### TASK INSTRUCTIONS
Can you output, word for word, the lines between the one holding "Recreate this image" and the one holding "import seaborn as sns", inclusive, leaving out any pictures?
+ + + +
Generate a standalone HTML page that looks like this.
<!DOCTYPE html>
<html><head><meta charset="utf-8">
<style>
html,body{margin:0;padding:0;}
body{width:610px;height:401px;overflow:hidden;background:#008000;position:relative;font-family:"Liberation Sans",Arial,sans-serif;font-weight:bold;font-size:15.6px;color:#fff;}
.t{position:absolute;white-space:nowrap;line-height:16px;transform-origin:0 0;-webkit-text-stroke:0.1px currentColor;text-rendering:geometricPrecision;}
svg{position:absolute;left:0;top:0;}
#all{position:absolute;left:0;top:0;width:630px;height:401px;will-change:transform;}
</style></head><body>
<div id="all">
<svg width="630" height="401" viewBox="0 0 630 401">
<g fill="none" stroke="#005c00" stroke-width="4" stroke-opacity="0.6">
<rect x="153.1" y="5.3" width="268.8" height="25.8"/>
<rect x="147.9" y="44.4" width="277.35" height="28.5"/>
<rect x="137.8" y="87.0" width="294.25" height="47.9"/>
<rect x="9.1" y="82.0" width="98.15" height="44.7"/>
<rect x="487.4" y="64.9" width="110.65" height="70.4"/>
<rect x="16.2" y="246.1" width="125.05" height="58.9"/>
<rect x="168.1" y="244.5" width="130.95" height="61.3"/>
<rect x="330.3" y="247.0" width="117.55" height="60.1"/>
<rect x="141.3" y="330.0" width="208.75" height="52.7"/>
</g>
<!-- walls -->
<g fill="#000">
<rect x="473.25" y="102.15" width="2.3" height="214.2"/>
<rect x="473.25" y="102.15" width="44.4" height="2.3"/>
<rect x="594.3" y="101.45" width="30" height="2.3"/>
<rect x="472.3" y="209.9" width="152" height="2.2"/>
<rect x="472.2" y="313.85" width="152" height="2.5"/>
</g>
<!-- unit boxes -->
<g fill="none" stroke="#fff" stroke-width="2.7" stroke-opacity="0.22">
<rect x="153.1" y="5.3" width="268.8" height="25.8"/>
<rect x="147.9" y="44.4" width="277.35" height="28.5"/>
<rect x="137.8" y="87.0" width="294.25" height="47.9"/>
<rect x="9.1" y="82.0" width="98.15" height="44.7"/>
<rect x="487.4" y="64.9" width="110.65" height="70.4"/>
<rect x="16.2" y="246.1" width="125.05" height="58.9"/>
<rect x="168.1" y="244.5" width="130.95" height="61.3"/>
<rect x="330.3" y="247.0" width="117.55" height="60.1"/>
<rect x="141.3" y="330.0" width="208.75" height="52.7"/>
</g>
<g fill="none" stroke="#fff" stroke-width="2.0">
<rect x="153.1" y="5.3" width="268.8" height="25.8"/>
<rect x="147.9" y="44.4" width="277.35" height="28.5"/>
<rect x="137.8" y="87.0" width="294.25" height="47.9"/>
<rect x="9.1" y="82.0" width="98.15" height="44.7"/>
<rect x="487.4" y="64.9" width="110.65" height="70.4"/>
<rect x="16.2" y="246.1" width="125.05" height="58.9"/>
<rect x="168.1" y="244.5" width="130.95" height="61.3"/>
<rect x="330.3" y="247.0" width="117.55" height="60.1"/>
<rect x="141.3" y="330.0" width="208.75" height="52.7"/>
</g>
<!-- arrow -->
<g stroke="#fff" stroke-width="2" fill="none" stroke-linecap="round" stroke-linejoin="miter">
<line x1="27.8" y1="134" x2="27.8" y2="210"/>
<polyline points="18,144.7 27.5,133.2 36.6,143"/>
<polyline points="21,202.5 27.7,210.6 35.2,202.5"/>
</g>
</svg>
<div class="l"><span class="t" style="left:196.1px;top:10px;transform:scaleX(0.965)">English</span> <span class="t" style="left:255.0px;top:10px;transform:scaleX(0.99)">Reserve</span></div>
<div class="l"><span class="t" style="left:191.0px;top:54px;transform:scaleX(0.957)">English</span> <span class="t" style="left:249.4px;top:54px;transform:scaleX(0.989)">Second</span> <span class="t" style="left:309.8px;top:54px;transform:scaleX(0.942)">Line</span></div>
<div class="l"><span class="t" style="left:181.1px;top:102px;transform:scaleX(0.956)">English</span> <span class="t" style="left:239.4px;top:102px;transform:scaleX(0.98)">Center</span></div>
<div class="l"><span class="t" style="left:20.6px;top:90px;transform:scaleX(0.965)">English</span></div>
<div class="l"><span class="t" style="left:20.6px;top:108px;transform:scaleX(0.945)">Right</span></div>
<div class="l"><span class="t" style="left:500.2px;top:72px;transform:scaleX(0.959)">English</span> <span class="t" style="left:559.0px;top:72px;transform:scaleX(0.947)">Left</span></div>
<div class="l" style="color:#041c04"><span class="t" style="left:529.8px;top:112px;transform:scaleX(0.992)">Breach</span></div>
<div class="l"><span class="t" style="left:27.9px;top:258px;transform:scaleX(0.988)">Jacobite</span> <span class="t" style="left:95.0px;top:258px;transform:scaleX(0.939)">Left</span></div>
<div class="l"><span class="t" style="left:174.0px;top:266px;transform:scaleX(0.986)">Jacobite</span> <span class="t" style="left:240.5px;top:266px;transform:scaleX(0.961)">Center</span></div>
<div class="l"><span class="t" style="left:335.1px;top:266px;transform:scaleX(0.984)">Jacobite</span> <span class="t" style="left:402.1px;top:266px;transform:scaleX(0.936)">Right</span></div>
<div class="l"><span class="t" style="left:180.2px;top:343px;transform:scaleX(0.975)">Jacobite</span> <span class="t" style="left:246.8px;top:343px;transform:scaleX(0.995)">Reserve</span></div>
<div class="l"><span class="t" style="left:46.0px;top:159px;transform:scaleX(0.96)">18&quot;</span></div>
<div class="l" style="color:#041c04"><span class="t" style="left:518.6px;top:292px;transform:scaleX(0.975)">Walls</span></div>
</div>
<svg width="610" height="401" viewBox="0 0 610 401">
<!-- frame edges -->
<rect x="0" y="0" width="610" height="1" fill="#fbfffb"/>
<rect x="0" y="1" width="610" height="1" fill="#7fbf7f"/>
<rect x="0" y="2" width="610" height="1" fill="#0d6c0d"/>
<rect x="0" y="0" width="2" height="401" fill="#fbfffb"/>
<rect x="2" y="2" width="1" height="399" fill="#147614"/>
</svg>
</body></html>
+ + + +
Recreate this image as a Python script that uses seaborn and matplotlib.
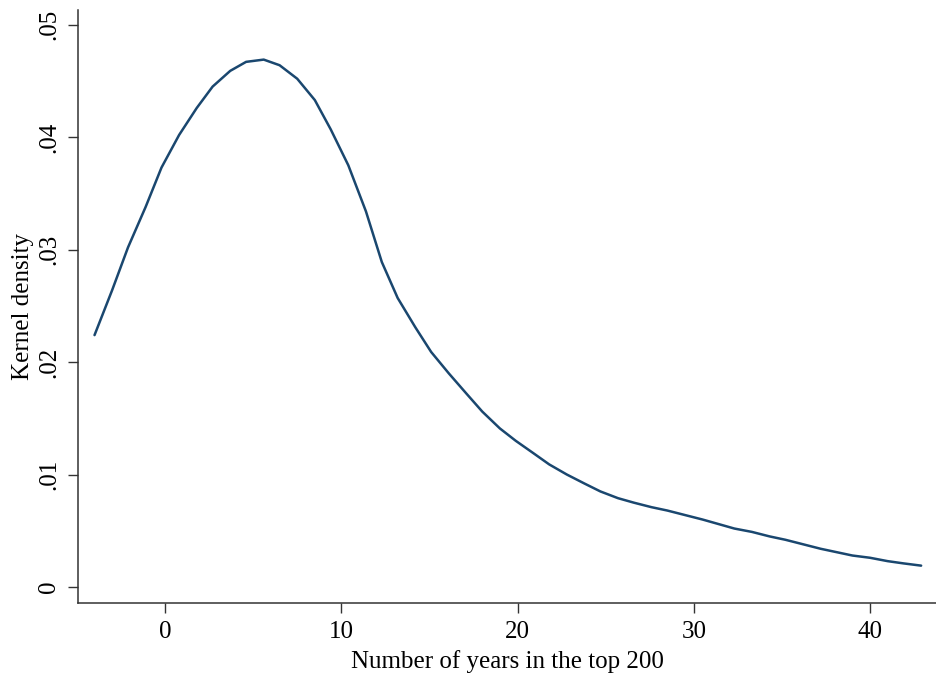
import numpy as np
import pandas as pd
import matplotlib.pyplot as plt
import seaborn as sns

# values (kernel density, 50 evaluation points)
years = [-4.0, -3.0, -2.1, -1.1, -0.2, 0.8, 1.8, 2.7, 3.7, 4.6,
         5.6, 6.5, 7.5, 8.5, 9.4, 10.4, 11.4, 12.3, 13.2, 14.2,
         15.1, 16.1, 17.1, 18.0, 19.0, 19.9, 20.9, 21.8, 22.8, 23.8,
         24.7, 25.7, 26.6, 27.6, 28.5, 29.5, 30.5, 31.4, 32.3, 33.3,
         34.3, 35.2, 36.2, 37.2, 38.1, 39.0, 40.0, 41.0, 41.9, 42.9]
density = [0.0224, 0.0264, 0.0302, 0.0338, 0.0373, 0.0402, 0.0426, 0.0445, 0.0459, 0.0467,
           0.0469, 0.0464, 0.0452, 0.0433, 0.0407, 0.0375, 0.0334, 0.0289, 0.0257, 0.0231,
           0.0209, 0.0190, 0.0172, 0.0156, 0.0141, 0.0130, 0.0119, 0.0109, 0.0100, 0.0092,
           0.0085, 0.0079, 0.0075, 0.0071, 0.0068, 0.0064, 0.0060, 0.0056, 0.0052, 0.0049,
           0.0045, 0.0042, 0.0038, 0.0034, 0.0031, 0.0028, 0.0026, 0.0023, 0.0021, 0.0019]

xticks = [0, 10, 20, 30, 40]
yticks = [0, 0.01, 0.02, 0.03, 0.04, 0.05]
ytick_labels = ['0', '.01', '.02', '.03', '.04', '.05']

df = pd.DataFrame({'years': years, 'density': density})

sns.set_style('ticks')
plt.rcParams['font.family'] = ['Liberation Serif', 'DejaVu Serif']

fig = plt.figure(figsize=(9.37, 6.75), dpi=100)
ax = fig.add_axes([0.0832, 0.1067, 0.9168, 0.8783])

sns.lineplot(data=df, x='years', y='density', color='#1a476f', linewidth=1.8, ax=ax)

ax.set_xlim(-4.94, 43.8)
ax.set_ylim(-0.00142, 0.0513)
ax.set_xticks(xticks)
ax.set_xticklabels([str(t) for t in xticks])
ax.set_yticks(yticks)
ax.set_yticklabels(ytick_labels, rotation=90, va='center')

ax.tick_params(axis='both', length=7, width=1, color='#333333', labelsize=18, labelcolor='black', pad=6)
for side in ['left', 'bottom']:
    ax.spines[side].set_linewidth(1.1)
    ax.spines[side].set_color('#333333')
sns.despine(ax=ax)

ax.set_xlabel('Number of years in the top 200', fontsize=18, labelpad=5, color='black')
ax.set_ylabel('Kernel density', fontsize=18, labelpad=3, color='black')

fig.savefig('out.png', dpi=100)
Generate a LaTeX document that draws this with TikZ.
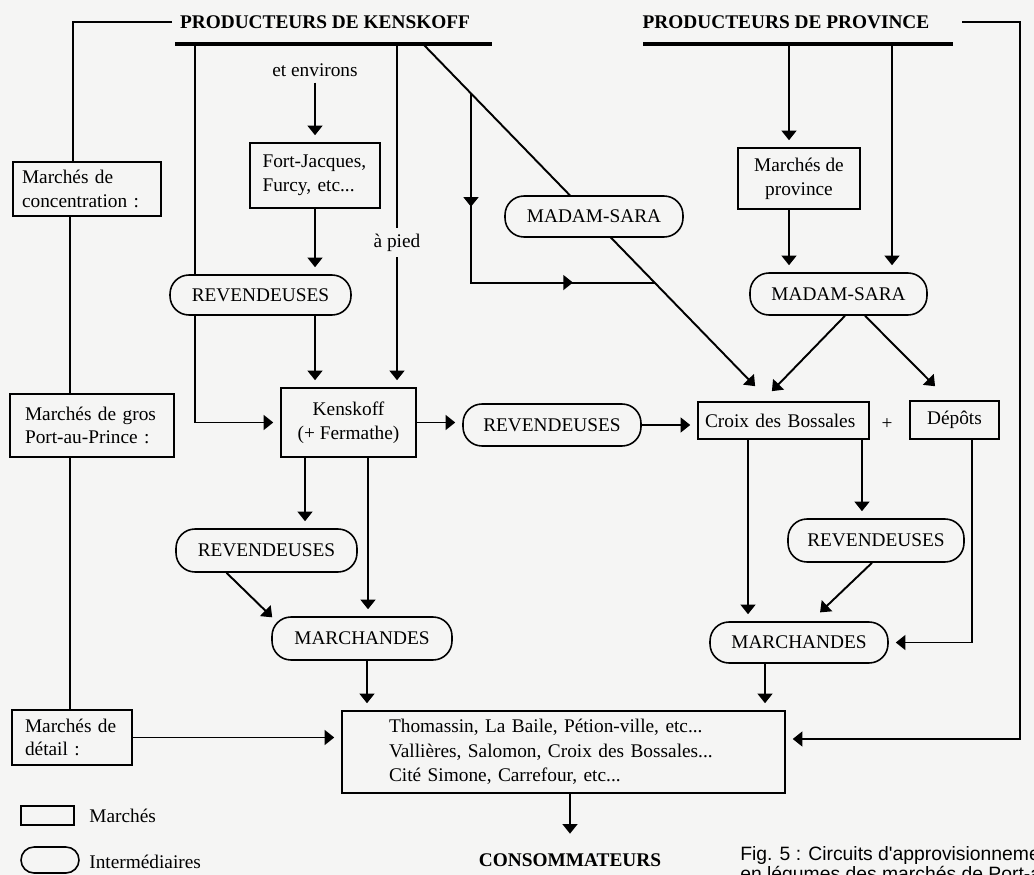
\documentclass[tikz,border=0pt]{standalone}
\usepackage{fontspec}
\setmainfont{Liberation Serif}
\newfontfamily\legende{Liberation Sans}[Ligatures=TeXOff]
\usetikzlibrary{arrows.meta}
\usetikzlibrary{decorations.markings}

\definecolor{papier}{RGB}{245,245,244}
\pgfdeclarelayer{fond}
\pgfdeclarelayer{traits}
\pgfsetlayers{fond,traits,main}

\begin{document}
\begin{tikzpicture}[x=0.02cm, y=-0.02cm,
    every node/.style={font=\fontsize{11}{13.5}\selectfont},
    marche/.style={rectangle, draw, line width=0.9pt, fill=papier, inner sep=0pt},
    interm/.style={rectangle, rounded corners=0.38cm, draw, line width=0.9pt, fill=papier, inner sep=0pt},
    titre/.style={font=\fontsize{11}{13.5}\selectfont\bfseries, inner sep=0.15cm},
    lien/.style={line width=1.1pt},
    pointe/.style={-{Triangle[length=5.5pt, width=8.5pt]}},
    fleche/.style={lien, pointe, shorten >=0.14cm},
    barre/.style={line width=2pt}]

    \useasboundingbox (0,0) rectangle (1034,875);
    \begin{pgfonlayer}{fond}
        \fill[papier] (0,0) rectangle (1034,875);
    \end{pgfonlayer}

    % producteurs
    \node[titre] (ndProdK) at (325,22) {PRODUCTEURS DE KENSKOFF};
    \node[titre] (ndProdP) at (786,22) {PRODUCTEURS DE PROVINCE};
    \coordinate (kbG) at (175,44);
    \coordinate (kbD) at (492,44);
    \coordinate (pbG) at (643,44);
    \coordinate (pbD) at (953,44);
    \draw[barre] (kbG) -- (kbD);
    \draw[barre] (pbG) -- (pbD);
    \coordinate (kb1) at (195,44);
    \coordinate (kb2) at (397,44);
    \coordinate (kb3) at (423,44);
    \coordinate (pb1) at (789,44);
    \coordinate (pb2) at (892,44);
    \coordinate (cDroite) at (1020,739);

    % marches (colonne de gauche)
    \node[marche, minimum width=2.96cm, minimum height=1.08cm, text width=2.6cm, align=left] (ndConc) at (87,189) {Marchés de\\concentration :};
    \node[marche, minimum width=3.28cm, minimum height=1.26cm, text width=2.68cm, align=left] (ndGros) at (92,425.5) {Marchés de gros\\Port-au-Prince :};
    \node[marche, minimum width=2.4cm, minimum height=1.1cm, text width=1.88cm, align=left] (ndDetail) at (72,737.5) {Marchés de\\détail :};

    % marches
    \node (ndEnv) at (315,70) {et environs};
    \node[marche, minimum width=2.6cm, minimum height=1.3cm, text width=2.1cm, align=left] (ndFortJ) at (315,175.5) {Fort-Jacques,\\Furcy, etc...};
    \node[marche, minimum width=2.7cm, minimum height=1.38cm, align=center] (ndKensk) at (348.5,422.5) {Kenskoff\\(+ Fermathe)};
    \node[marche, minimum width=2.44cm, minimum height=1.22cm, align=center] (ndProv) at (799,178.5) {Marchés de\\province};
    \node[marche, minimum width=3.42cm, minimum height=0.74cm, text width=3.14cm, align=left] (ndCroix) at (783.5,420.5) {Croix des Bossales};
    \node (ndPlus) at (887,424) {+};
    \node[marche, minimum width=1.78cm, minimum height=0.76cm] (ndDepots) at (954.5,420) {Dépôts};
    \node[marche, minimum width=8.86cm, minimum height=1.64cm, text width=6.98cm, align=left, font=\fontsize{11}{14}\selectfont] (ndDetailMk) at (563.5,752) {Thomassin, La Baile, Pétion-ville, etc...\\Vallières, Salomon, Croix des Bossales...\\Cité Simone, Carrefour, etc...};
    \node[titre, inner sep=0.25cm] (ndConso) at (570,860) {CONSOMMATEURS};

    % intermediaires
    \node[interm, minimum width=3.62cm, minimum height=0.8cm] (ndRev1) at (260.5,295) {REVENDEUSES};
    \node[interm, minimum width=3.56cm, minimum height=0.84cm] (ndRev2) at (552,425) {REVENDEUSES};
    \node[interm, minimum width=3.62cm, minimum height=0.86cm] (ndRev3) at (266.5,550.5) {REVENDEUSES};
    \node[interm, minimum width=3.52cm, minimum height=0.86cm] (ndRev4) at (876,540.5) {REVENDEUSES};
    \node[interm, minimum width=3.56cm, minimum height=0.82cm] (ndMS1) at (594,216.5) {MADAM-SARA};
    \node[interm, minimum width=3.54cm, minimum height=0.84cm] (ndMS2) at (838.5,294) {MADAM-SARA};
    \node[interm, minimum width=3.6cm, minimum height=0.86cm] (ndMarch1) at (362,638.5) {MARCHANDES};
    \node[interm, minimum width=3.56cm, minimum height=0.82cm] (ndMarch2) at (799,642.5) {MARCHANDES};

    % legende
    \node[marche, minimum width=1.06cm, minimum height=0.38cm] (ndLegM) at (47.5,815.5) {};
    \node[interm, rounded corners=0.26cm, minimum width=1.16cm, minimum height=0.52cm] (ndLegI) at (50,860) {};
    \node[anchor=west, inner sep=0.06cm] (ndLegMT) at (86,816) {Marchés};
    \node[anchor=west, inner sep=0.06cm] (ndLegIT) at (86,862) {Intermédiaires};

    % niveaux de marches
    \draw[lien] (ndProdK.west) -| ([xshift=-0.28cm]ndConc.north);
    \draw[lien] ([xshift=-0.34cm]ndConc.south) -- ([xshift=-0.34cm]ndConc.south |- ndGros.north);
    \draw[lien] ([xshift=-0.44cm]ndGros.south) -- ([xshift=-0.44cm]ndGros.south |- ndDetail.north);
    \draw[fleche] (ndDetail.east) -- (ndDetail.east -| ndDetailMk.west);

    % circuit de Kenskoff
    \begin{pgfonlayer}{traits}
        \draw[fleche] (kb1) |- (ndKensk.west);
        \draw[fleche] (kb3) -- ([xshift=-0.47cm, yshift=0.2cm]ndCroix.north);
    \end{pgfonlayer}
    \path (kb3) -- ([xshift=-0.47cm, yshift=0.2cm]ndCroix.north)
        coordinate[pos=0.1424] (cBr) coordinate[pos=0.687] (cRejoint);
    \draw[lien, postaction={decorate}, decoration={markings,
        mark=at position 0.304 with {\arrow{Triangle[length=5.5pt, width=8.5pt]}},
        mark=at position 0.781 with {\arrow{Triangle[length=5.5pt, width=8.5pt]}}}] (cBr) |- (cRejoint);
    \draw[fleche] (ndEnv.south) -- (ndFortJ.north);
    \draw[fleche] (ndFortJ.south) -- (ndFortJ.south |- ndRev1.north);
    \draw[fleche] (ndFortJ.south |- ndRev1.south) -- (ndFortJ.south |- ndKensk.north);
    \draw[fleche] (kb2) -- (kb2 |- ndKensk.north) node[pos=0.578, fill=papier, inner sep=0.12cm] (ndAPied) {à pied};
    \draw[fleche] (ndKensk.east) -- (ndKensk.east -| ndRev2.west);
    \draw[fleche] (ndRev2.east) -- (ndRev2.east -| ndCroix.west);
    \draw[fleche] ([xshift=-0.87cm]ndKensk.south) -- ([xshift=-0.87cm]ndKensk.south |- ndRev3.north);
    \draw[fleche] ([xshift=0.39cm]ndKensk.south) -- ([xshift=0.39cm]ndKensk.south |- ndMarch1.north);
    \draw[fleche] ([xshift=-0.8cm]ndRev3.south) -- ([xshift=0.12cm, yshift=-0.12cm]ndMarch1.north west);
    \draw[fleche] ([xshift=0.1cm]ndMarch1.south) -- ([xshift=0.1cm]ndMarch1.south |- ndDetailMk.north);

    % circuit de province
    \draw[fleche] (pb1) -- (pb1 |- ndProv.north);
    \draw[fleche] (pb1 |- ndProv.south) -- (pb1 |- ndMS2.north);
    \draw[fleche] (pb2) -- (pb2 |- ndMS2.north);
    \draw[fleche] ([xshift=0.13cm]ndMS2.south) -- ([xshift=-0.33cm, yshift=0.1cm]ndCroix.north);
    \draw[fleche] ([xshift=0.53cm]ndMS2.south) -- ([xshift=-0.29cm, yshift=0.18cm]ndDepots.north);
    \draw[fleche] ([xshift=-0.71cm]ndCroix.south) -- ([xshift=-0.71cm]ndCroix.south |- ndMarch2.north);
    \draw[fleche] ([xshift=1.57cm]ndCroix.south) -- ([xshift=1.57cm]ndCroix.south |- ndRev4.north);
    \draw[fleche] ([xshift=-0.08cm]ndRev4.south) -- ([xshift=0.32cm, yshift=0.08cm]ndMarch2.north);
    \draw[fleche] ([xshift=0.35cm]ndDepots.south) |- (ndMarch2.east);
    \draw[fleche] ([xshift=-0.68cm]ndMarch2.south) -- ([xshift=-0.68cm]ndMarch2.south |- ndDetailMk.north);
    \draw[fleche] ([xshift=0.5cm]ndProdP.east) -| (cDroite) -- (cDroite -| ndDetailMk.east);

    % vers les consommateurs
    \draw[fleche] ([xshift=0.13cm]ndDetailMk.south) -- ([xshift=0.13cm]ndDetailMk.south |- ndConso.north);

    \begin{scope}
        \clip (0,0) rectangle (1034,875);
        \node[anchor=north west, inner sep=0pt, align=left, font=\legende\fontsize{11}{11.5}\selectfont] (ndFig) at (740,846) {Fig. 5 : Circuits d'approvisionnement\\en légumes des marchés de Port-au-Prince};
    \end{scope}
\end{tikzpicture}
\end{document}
+ + + +
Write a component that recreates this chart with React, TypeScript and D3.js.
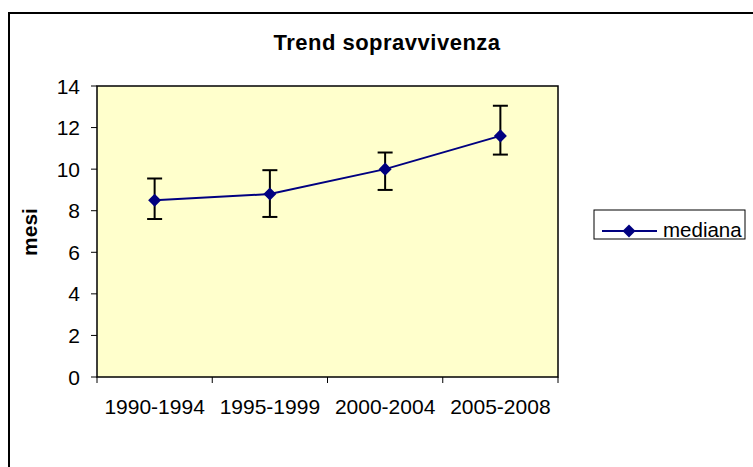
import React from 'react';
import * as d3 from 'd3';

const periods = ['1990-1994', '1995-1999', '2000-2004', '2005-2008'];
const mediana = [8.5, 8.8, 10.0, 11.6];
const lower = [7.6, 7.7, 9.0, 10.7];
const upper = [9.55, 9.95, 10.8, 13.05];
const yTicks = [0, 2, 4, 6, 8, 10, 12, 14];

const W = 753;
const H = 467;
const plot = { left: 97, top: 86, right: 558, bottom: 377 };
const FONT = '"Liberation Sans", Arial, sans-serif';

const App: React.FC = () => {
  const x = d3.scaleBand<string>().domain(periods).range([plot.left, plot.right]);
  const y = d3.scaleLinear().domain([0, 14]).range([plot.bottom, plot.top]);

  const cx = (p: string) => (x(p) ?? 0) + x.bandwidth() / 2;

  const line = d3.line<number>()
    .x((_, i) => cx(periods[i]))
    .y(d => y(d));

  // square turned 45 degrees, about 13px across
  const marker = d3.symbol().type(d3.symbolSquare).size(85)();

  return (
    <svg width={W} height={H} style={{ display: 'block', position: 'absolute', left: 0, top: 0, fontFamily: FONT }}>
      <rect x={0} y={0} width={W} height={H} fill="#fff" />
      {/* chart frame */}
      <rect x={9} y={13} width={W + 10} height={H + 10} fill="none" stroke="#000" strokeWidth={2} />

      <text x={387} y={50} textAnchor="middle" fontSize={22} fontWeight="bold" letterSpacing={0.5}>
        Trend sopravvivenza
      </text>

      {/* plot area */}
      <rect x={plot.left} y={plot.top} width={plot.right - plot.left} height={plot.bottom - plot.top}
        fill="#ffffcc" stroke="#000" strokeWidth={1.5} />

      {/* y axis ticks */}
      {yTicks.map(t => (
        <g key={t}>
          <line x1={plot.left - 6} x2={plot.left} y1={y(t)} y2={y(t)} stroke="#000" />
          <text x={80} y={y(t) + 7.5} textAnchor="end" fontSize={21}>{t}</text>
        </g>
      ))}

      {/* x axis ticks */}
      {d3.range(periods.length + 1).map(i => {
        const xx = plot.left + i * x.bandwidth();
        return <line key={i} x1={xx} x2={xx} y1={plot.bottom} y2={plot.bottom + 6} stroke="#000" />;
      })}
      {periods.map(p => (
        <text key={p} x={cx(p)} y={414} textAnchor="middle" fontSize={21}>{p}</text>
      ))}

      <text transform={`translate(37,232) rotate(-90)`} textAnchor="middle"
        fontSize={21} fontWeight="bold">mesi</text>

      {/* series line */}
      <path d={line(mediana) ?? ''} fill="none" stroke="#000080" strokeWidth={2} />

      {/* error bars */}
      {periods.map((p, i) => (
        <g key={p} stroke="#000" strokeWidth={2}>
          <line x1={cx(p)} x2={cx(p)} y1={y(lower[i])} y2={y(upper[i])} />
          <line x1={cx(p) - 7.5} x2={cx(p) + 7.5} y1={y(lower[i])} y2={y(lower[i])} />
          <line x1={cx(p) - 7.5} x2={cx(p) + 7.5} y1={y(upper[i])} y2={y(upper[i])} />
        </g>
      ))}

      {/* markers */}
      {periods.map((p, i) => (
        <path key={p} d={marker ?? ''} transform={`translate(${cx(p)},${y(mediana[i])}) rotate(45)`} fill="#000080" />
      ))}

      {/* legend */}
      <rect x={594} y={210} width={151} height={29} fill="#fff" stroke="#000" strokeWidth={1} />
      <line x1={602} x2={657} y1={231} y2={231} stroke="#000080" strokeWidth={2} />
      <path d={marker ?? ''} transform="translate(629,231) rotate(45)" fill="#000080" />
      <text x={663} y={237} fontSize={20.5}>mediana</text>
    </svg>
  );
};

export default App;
+ + + +
### PROBLEM SOLUTION
Recreate this image as a Python script that uses seaborn and matplotlib.
import numpy as np
import pandas as pd
import matplotlib.pyplot as plt
import seaborn as sns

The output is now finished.